Asia- and Australasia-Based Investors’ Appetite for Private Debt Funds – June 2015

by Andre Bally

  • 04 Jun 2015
  • PD

Preqin currently tracks 130 private debt fund investors based in the Asian and Australasian regions. Representing $6.3tn in assets under management, they have an estimated $20bn allocated to various strategies under the private debt umbrella. Private debt is defined by Preqin to include funds with direct lending, distressed debt, mezzanine, special situations and venture debt strategies. This blog will shed light on the private debt fund type preferences of institutional investors in these regions. 

Mezzanine vehicles are the most commonly favoured private debt fund type by number, with 67 of the 130 investors in the region demonstrating a preference for the strategy. Distressed debt and direct lending vehicles follow closely behind, with 61 and 56 investors having a preference for these strategies respectively. However, it is worthwhile to note that there is a growing preference for direct lending funds. Thirty-two Asia- and Australasia-based investors intend to commit to direct lending funds over the next 12 months, compared with 24 investors planning commitments to mezzanine funds. Distressed debt funds are targeted by 22 Asia- and Australasia-based private debt fund investors in the coming year. 

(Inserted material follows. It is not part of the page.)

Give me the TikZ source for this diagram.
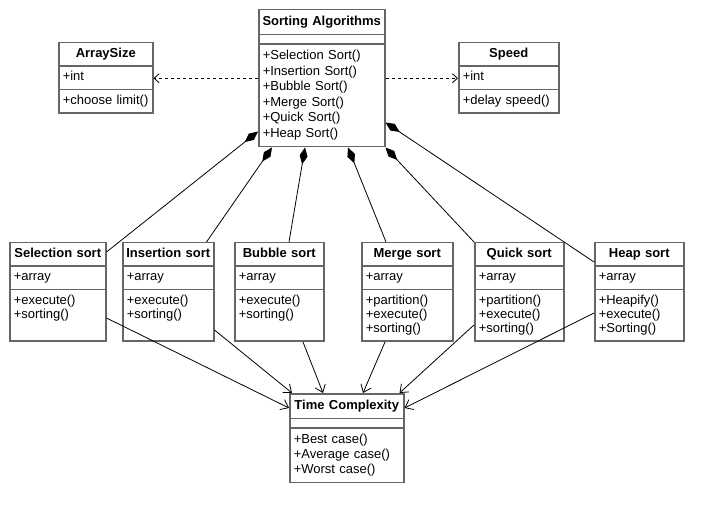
\documentclass[tikz,border=0pt]{standalone}
\usepackage{fontspec}
\setmainfont{Liberation Sans}
\usetikzlibrary{arrows.meta}
\usetikzlibrary{shapes.multipart}
\newcommand{\clsname}[1]{\hbox to\hsize{\hss\strut\bfseries #1\hss}}

\begin{document}
\begin{tikzpicture}[x=1pt,y=-1pt,
	cls/.style={rectangle split,rectangle split parts=3,draw=black!60,line width=1.5pt,anchor=north west,
		inner xsep=4pt,inner ysep=4pt,align=left,font=\fontsize{13}{14}\selectfont,
		rectangle split empty part height=0pt,rectangle split empty part depth=0pt},
	comp/.style={{Diamond[length=17pt,width=8pt]}-,line width=.8pt},
	dep/.style={-{Straight Barb[length=5pt,width=9pt]},dashed,line width=.8pt},
	use/.style={-{Straight Barb[length=7pt,width=11pt]},line width=.8pt}]
	\fill[white] (0,0) rectangle (723,521);
	% top row
	\node[cls,text width=86pt] (size) at (58,42) {\clsname{ArraySize}\nodepart{two}\strut+int\nodepart{three}\strut+choose limit()};
	\node[cls,text width=118pt,font=\fontsize{13}{15.5}\selectfont] (sort) at (258,9) {\clsname{Sorting Algorithms}\nodepart{two}\nodepart{three}\strut+Selection Sort()\\+Insertion Sort()\\+Bubble Sort()\\+Merge Sort()\\+Quick Sort()\\+Heap Sort()\strut};
	\node[cls,text width=92pt] (speed) at (458,42) {\clsname{Speed}\nodepart{two}\strut+int\nodepart{three}\strut+delay speed()};
	% sorts
	\node[cls,text width=88pt] (sel) at (9,242) {\clsname{Selection sort}\nodepart{two}\strut+array\nodepart{three}\strut+execute()\\+sorting()\\ \strut};
	\node[cls,text width=83pt] (ins) at (122,242) {\clsname{Insertion sort}\nodepart{two}\strut+array\nodepart{three}\strut+execute()\\+sorting()\\ \strut};
	\node[cls,text width=81pt] (bub) at (234,242) {\clsname{Bubble sort}\nodepart{two}\strut+array\nodepart{three}\strut+execute()\\+sorting()\\ \strut};
	\node[cls,text width=83pt] (mer) at (361,242) {\clsname{Merge sort}\nodepart{two}\strut+array\nodepart{three}\strut+partition()\\+execute()\\+sorting()\strut};
	\node[cls,text width=81pt] (qui) at (474,242) {\clsname{Quick sort}\nodepart{two}\strut+array\nodepart{three}\strut+partition()\\+execute()\\+sorting()\strut};
	\node[cls,text width=81pt] (heap) at (594,242) {\clsname{Heap sort}\nodepart{two}\strut+array\nodepart{three}\strut+Heapify()\\+execute()\\+Sorting()\strut};
	\node[cls,text width=106pt,font=\fontsize{13}{15}\selectfont] (time) at (289,393) {\clsname{Time Complexity}\nodepart{two}\nodepart{three}\strut+Best case()\\+Average case()\\+Worst case()\strut};

	\draw[dep] (sort.west) -- (sort.west -| size.east);
	\draw[dep] (sort.east) -- (sort.east -| speed.west);
	\draw[comp] ([yshift=16pt]sort.south west) -- ([yshift=-10pt]sel.north east);
	\draw[comp] ([xshift=14pt]sort.south west) -- ([xshift=-8pt]ins.north east);
	\draw[comp] ([xshift=47pt]sort.south west) -- ([xshift=55pt]bub.north west);
	\draw[comp] ([xshift=90pt]sort.south west) -- ([xshift=25pt]mer.north west);
	\draw[comp] (sort.south east) -- (qui.north west);
	\draw[comp] ([yshift=25pt]sort.south east) -- ([yshift=-20pt]heap.north west);
	\draw[use] ([yshift=-26pt]sel.east) -- ([yshift=30pt]time.west);
	\draw[use] ([yshift=-38pt]ins.east) -- ([xshift=3pt]time.north west);
	\draw[use] ([xshift=69pt]bub.south west) -- ([xshift=34pt]time.north west);
	\draw[use] ([xshift=24pt]mer.south west) -- ([xshift=74pt]time.north west);
	\draw[use] ([yshift=-33pt]qui.west) -- ([xshift=-5pt]time.north east);
	\draw[use] ([yshift=-21pt]heap.west) -- ([yshift=30pt]time.east);
\end{tikzpicture}
\end{document}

Special situations funds feature among the preferences of 36 prospective investors in the region, and 13 will actively target vehicles with this strategy in the next 12 months. Of the more niche strategies, six investors in the region have expressed a preference for venture debt funds and three for private debt funds of funds. In the next 12 months, four Asia- and Australasia-based investors will target venture debt vehicles, while two will be aiming to commit to private debt funds of funds. 

A relatively new segment in the world of alternative assets, the private debt asset class is still growing in prominence. Investors are always on the lookout for new ways to lock in yields and debt-specific funds represent one option that could be utilized by investors with specific yield and risk requirements.